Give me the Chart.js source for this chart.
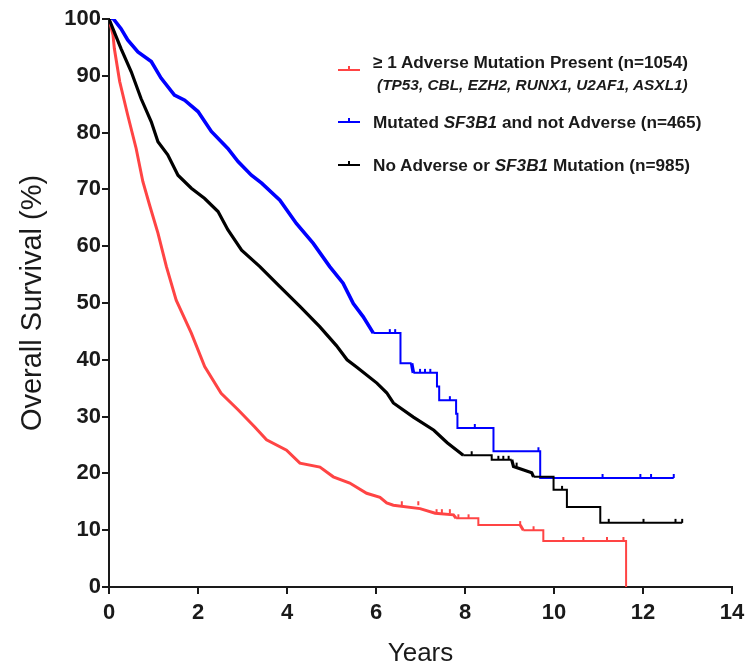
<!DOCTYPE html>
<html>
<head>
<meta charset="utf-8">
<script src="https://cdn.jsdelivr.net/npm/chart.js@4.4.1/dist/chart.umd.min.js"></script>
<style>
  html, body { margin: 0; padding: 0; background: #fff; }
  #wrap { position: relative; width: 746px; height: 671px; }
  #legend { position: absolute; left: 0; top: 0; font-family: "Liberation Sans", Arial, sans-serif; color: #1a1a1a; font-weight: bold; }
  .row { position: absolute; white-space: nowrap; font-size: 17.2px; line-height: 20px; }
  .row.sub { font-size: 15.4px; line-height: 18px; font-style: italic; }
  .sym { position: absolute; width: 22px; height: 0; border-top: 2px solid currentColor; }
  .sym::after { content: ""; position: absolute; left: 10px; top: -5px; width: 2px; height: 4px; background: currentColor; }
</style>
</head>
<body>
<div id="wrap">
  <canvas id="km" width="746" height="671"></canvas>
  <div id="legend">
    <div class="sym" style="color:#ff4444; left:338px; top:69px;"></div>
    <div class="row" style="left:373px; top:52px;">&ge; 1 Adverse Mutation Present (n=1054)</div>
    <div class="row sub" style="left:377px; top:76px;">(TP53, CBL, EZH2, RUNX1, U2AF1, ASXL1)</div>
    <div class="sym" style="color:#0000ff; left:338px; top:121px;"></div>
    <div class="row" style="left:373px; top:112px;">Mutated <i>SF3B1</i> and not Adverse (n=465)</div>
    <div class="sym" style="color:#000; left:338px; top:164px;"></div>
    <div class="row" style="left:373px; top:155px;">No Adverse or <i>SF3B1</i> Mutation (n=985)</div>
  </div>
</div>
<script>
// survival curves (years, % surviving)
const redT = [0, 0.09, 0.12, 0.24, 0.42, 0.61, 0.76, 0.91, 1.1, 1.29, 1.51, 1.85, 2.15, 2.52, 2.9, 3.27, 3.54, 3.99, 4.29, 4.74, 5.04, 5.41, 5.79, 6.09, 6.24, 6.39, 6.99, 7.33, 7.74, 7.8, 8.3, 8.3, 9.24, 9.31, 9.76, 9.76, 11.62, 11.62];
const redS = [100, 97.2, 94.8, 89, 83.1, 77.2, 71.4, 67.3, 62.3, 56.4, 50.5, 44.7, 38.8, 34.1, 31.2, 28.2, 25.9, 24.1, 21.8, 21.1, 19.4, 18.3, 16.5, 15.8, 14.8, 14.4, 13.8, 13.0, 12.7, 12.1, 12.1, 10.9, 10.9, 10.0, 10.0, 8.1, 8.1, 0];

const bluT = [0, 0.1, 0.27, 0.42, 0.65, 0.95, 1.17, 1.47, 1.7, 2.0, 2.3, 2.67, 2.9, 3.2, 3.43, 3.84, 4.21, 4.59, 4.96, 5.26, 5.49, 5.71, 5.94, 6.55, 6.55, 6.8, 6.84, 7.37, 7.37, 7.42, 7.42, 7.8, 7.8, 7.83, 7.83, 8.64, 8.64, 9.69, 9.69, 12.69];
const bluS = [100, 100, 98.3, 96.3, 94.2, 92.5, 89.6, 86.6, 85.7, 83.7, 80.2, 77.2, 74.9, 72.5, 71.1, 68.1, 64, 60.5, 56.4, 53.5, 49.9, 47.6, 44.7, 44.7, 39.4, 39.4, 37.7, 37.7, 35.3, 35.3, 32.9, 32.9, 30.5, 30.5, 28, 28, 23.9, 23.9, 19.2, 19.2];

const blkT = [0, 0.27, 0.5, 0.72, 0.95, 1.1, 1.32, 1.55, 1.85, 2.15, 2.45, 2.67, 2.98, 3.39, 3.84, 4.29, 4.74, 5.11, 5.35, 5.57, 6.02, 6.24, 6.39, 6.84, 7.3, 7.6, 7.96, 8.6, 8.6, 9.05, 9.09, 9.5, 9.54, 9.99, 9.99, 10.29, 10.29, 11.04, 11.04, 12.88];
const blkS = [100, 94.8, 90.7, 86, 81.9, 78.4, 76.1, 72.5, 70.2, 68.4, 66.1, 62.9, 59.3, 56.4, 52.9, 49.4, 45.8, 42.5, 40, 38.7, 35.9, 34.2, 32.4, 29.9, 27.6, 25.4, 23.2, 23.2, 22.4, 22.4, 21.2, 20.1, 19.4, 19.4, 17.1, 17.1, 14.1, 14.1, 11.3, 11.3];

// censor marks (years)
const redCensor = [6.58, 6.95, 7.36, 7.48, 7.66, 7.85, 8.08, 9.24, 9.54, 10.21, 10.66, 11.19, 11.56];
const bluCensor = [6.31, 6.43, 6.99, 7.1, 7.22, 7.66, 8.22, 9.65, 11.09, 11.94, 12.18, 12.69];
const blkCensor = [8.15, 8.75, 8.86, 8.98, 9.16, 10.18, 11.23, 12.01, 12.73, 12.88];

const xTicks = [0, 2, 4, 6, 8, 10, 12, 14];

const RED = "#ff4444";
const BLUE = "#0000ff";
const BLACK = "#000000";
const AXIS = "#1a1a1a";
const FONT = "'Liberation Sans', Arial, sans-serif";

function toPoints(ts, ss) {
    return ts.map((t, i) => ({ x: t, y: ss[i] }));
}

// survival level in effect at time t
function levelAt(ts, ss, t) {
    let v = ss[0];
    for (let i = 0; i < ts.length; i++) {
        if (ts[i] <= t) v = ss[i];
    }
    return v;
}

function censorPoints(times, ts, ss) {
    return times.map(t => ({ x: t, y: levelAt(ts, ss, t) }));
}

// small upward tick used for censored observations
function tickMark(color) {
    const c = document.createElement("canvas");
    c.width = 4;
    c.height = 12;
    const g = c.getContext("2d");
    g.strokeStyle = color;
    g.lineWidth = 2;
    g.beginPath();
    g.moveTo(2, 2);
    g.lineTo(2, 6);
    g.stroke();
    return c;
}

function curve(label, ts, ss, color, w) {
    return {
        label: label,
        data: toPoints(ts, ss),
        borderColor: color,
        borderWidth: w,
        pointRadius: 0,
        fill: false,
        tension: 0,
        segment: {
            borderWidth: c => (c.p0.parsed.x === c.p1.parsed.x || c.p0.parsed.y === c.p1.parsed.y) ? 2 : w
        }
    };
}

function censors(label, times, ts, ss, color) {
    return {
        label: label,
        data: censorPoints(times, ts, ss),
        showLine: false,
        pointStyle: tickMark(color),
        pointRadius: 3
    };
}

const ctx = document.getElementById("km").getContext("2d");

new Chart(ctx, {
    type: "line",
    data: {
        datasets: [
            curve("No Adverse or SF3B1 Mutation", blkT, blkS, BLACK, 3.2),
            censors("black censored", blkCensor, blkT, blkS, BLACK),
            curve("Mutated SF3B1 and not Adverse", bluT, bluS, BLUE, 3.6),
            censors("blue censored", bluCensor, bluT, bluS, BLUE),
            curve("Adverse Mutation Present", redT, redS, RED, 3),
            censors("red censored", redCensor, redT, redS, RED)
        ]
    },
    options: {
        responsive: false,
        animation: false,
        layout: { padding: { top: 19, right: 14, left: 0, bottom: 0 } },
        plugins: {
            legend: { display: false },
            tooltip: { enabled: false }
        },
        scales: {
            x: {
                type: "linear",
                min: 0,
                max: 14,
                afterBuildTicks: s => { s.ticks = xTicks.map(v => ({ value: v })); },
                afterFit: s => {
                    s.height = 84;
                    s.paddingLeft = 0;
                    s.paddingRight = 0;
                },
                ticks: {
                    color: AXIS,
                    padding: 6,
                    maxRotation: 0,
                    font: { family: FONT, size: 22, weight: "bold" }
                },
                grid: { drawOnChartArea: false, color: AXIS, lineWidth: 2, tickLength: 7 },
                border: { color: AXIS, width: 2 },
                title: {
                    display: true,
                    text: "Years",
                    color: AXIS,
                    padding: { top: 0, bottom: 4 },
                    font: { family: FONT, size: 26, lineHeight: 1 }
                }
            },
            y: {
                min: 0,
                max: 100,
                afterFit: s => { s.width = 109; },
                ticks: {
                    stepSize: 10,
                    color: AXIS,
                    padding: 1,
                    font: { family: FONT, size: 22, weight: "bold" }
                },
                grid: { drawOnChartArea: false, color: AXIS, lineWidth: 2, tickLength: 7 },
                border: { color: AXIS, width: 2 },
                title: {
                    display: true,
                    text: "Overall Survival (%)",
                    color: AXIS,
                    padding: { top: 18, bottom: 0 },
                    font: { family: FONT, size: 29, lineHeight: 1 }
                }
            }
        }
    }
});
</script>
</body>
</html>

··········

* [SET TASK]
Skip every picture and return the lines above from the top through the one that contains "8.1, 8.1, 0];".

* [TASK SOLUTION]
Give me the Chart.js source for this chart.
<!DOCTYPE html>
<html>
<head>
<meta charset="utf-8">
<script src="https://cdn.jsdelivr.net/npm/chart.js@4.4.1/dist/chart.umd.min.js"></script>
<style>
  html, body { margin: 0; padding: 0; background: #fff; }
  #wrap { position: relative; width: 746px; height: 671px; }
  #legend { position: absolute; left: 0; top: 0; font-family: "Liberation Sans", Arial, sans-serif; color: #1a1a1a; font-weight: bold; }
  .row { position: absolute; white-space: nowrap; font-size: 17.2px; line-height: 20px; }
  .row.sub { font-size: 15.4px; line-height: 18px; font-style: italic; }
  .sym { position: absolute; width: 22px; height: 0; border-top: 2px solid currentColor; }
  .sym::after { content: ""; position: absolute; left: 10px; top: -5px; width: 2px; height: 4px; background: currentColor; }
</style>
</head>
<body>
<div id="wrap">
  <canvas id="km" width="746" height="671"></canvas>
  <div id="legend">
    <div class="sym" style="color:#ff4444; left:338px; top:69px;"></div>
    <div class="row" style="left:373px; top:52px;">&ge; 1 Adverse Mutation Present (n=1054)</div>
    <div class="row sub" style="left:377px; top:76px;">(TP53, CBL, EZH2, RUNX1, U2AF1, ASXL1)</div>
    <div class="sym" style="color:#0000ff; left:338px; top:121px;"></div>
    <div class="row" style="left:373px; top:112px;">Mutated <i>SF3B1</i> and not Adverse (n=465)</div>
    <div class="sym" style="color:#000; left:338px; top:164px;"></div>
    <div class="row" style="left:373px; top:155px;">No Adverse or <i>SF3B1</i> Mutation (n=985)</div>
  </div>
</div>
<script>
// survival curves (years, % surviving)
const redT = [0, 0.09, 0.12, 0.24, 0.42, 0.61, 0.76, 0.91, 1.1, 1.29, 1.51, 1.85, 2.15, 2.52, 2.9, 3.27, 3.54, 3.99, 4.29, 4.74, 5.04, 5.41, 5.79, 6.09, 6.24, 6.39, 6.99, 7.33, 7.74, 7.8, 8.3, 8.3, 9.24, 9.31, 9.76, 9.76, 11.62, 11.62];
const redS = [100, 97.2, 94.8, 89, 83.1, 77.2, 71.4, 67.3, 62.3, 56.4, 50.5, 44.7, 38.8, 34.1, 31.2, 28.2, 25.9, 24.1, 21.8, 21.1, 19.4, 18.3, 16.5, 15.8, 14.8, 14.4, 13.8, 13.0, 12.7, 12.1, 12.1, 10.9, 10.9, 10.0, 10.0, 8.1, 8.1, 0];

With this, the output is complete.